World stands united against nuclear threat

A general view of the opening plenary of the Nuclear Security Summit at the Walter E. Washington Convention Center on Apri1 1, 2016 in Washington, DC.

World leaders at the Nuclear Security Summit in Washington have reaffirmed their commitment to countering nuclear terrorism and proliferation, with the budding nuclear ambitions of the Islamic State in Iraq and Syria (ISIS) militant group topping the list of concerns.

In a joint communique released after the summit on Friday, the more than 50 leaders highlighted nuclear terrorism as "one of the greatest challenges to international security" and pledged to co-operate to combat it.

"More work remains to be done to prevent non-state actors from obtaining nuclear and other radioactive materials, which could be used for malicious purposes. We commit to fostering a peaceful and stable international environment by reducing the threat of nuclear terrorism and strengthening nuclear security," the communique said.

Speaking at the first plenary session of the day, Prime Minister Lee Hsien Loong said that while it was not the most imminent threat - no terror group has yet obtained a nuclear device - it was a "plausible and believable" one. He cited an article published in an ISIS magazine last year which highlighted a scenario where ISIS purchased a nuclear device from the black market to launch a major attack. "It shows their intent, and it is a threat which countries must take seriously."

He also outlined Singapore's efforts to minimise the threat, including stringent border checks. "The things we are going to do, we need to do anyway," he told Singapore media after the summit. "That is to deal with the ideology of extremist groups, deal with the operational aspects of it, to identify the people before they can do anything... The nuclear part of it is something we are working on with other countries so when it comes to tracking the movement of material through Singapore, we have been doing our part."

In his speech at the plenary session, Chinese President Xi Jinping urged nations to further strengthen the global nuclear security architecture. "It is necessary to assess the international nuclear terrorism situation on a regular basis," he said. "We must build international consensus on enhanced nuclear security."

In opening the event, US President Barack Obama warned: "There is no doubt that if these madmen ever got their hands on a nuclear bomb or nuclear material, they most certainly would use it to kill as many innocent people as possible," he said. "It would change our world."

The summit took place amid growing fears of nuclear terrorism.

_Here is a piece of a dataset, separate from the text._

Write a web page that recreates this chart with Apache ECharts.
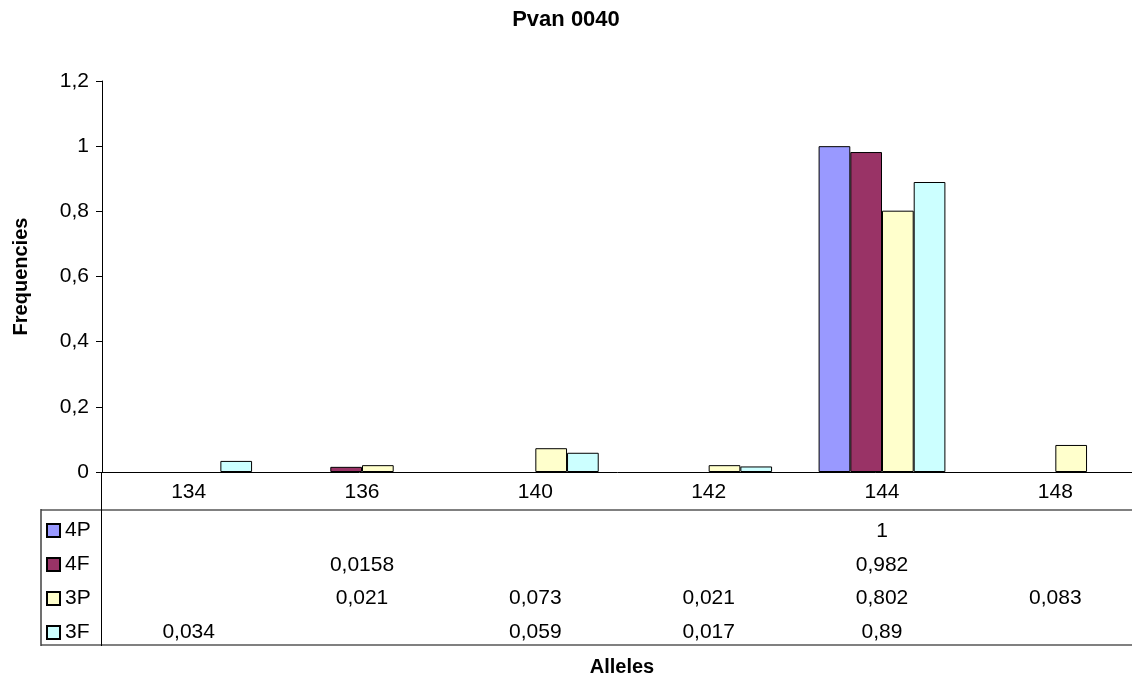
<!DOCTYPE html>
<html>
<head>
<meta charset="utf-8">
<script src="https://cdn.jsdelivr.net/npm/echarts@6/dist/echarts.min.js"></script>
<style>
html,body{margin:0;padding:0;background:#fff;}
#chart{width:1132px;height:677px;}
</style>
</head>
<body>
<div id="chart"></div>
<script>
const categories = ['134', '136', '140', '142', '144', '148'];
const seriesNames = ['4P', '4F', '3P', '3F'];
const s4P = [null, null, null, null, 1, null];
const s4F = [null, 0.0158, null, null, 0.982, null];
const s3P = [null, 0.021, 0.073, 0.021, 0.802, 0.083];
const s3F = [0.034, null, 0.059, 0.017, 0.89, null];
const yTicks = [0, 0.2, 0.4, 0.6, 0.8, 1, 1.2];

const allSeries = [s4P, s4F, s3P, s3F];
const colors = ['#9999FF', '#993366', '#FFFFCC', '#CCFFFF'];
const FONT = '"Liberation Sans", Arial, sans-serif';
const FS = 21;
const fmt = v => (v === null || v === undefined) ? '' : String(v).replace('.', ',');

const chart = echarts.init(document.getElementById('chart'), null, {renderer: 'canvas'});

const plotTop = 81, plotBottom = 472;
const rowCenters = [530, 564, 597, 631];

const xAxes = [{
  type: 'category',
  data: categories,
  gridIndex: 0,
  position: 'bottom',
  axisLine: {show: true, lineStyle: {color: '#000', width: 1}},
  axisTick: {show: false},
  axisLabel: {color: '#000', fontSize: FS, fontFamily: FONT, margin: 10, interval: 0},
  name: 'Alleles',
  nameLocation: 'middle',
  nameGap: 185,
  nameTextStyle: {color: '#000', fontSize: 20, fontWeight: 'bold', fontFamily: FONT}
}];
allSeries.forEach((arr, i) => {
  xAxes.push({
    type: 'category',
    data: categories,
    gridIndex: 0,
    position: 'bottom',
    offset: rowCenters[i] - plotBottom + 1,
    axisLine: {show: false},
    axisTick: {show: false},
    axisLabel: {
      color: '#000', fontSize: FS, fontFamily: FONT, margin: 0, interval: 0,
      verticalAlign: 'middle',
      formatter: (val, idx) => fmt(arr[idx])
    }
  });
});

const option = {
  backgroundColor: '#fff',
  animation: false,
  title: {
    text: 'Pvan 0040',
    left: 'center',
    top: 4,
    textStyle: {color: '#000', fontSize: 22, fontWeight: 'bold', fontFamily: FONT}
  },
  legend: {
    orient: 'vertical',
    left: 46,
    top: 520,
    padding: 0,
    itemWidth: 13,
    itemHeight: 13,
    itemGap: 13,
    icon: 'rect',
    data: seriesNames,
    textStyle: {color: '#000', fontSize: FS, fontFamily: FONT, lineHeight: 21, padding: [0, 0, 0, 0]}
  },
  grid: {left: 102, right: -10, top: plotTop, bottom: 677 - plotBottom, containLabel: false, outerBoundsMode: 'none'},
  xAxis: xAxes,
  yAxis: {
    type: 'value',
    min: 0,
    max: 1.2,
    interval: 0.2,
    axisLine: {show: true, lineStyle: {color: '#000', width: 1}},
    axisTick: {show: true, length: 6, inside: false, lineStyle: {color: '#000'}},
    splitLine: {show: false},
    axisLabel: {color: '#000', fontSize: FS, fontFamily: FONT, margin: 13,
      formatter: v => fmt(Math.round(v * 10) / 10)},
    name: 'Frequencies',
    nameLocation: 'middle',
    nameRotate: 90,
    nameGap: 71,
    nameTextStyle: {color: '#000', fontSize: 20, fontWeight: 'bold', fontFamily: FONT}
  },
  series: allSeries.map((arr, i) => ({
    name: seriesNames[i],
    type: 'bar',
    xAxisIndex: 0,
    data: arr,
    barWidth: 31.7,
    barGap: '0%',
    itemStyle: {color: colors[i], borderColor: '#000', borderWidth: 1}
  })),
  graphic: [
    {type: 'line', shape: {x1: 41, y1: 510, x2: 1132, y2: 510}, style: {stroke: '#808080', lineWidth: 2}, z: 10},
    {type: 'line', shape: {x1: 41, y1: 645, x2: 1132, y2: 645}, style: {stroke: '#808080', lineWidth: 2}, z: 10},
    {type: 'line', shape: {x1: 41, y1: 509, x2: 41, y2: 646}, style: {stroke: '#404040', lineWidth: 1.5}, z: 10},
    {type: 'line', shape: {x1: 101.5, y1: 472, x2: 101.5, y2: 646}, style: {stroke: '#000', lineWidth: 1}, z: 10}
  ]
};
chart.setOption(option);
</script>
</body>
</html>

In the weeks leading up to the summit, it was discovered individuals involved in the Paris and Brussels attacks had filmed a senior manager working at a Belgian nuclear facility.

And though the summit - an initiative of the Obama administration - will likely be the last, the group laid out action plans for organisations like the UN and Interpol.

Said Dutch Prime Minister Mark Rutte: "This summit is not the end of our quest to make the world safe from nuclear terrorism. The five organisations to which we pass the torch today can count on our continued support and commitment."

PM Lee, who is concluding a week-long working visit to the US, had meetings with leaders on the sidelines of the summit, including Mr Rutte, Thai Prime Minister Prayut Chan-o-cha and Malaysian deputy premier Ahmad Zahid Hamidi. The Prime Minister's Office said the Thai PM has accepted an invitation to deliver the Shangri-La Dialogue keynote speech in Singapore this year.